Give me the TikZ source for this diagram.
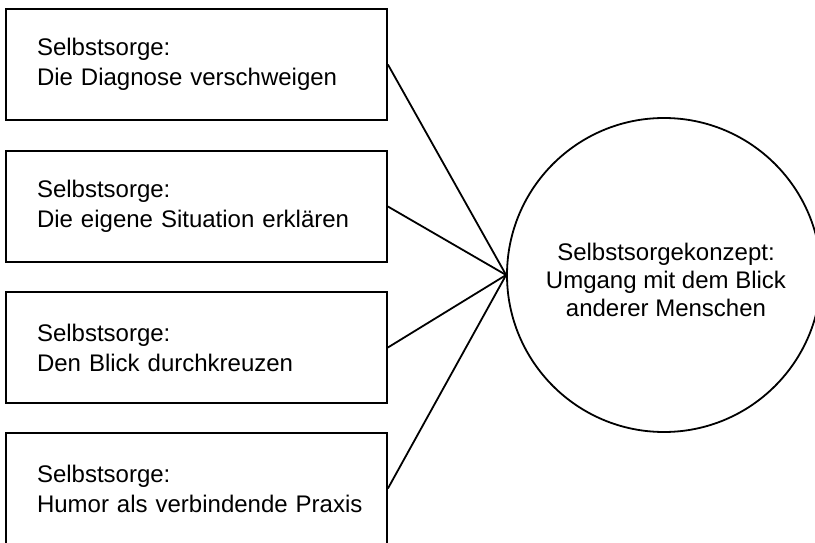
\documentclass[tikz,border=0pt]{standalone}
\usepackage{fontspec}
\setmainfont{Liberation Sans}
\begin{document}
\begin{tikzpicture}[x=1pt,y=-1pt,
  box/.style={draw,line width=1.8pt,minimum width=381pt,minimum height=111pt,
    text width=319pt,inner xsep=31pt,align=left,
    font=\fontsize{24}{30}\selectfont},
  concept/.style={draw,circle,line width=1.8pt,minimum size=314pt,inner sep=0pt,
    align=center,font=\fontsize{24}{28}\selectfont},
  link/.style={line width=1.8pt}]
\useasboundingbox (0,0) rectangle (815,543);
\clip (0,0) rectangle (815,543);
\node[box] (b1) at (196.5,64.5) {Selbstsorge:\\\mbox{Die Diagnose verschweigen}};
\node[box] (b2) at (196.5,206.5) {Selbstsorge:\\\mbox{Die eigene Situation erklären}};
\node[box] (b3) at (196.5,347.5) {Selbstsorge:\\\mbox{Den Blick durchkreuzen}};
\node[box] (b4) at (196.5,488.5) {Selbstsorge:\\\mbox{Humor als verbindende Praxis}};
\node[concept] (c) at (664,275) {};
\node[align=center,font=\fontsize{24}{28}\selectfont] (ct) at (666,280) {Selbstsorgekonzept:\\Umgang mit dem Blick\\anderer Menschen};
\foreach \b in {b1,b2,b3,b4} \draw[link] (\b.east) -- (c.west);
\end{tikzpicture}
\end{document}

# [SHORT PROBLEM]
Leave out the pictures and transcribe everything else exactly.

# [ANSWER TO THIS TASK]
Give me the TikZ source for this diagram.
\documentclass[tikz,border=0pt]{standalone}
\usepackage{fontspec}
\setmainfont{Liberation Sans}
\begin{document}
\begin{tikzpicture}[x=1pt,y=-1pt,
  box/.style={draw,line width=1.8pt,minimum width=381pt,minimum height=111pt,
    text width=319pt,inner xsep=31pt,align=left,
    font=\fontsize{24}{30}\selectfont},
  concept/.style={draw,circle,line width=1.8pt,minimum size=314pt,inner sep=0pt,
    align=center,font=\fontsize{24}{28}\selectfont},
  link/.style={line width=1.8pt}]
\useasboundingbox (0,0) rectangle (815,543);
\clip (0,0) rectangle (815,543);
\node[box] (b1) at (196.5,64.5) {Selbstsorge:\\\mbox{Die Diagnose verschweigen}};
\node[box] (b2) at (196.5,206.5) {Selbstsorge:\\\mbox{Die eigene Situation erklären}};
\node[box] (b3) at (196.5,347.5) {Selbstsorge:\\\mbox{Den Blick durchkreuzen}};
\node[box] (b4) at (196.5,488.5) {Selbstsorge:\\\mbox{Humor als verbindende Praxis}};
\node[concept] (c) at (664,275) {};
\node[align=center,font=\fontsize{24}{28}\selectfont] (ct) at (666,280) {Selbstsorgekonzept:\\Umgang mit dem Blick\\anderer Menschen};
\foreach \b in {b1,b2,b3,b4} \draw[link] (\b.east) -- (c.west);
\end{tikzpicture}
\end{document}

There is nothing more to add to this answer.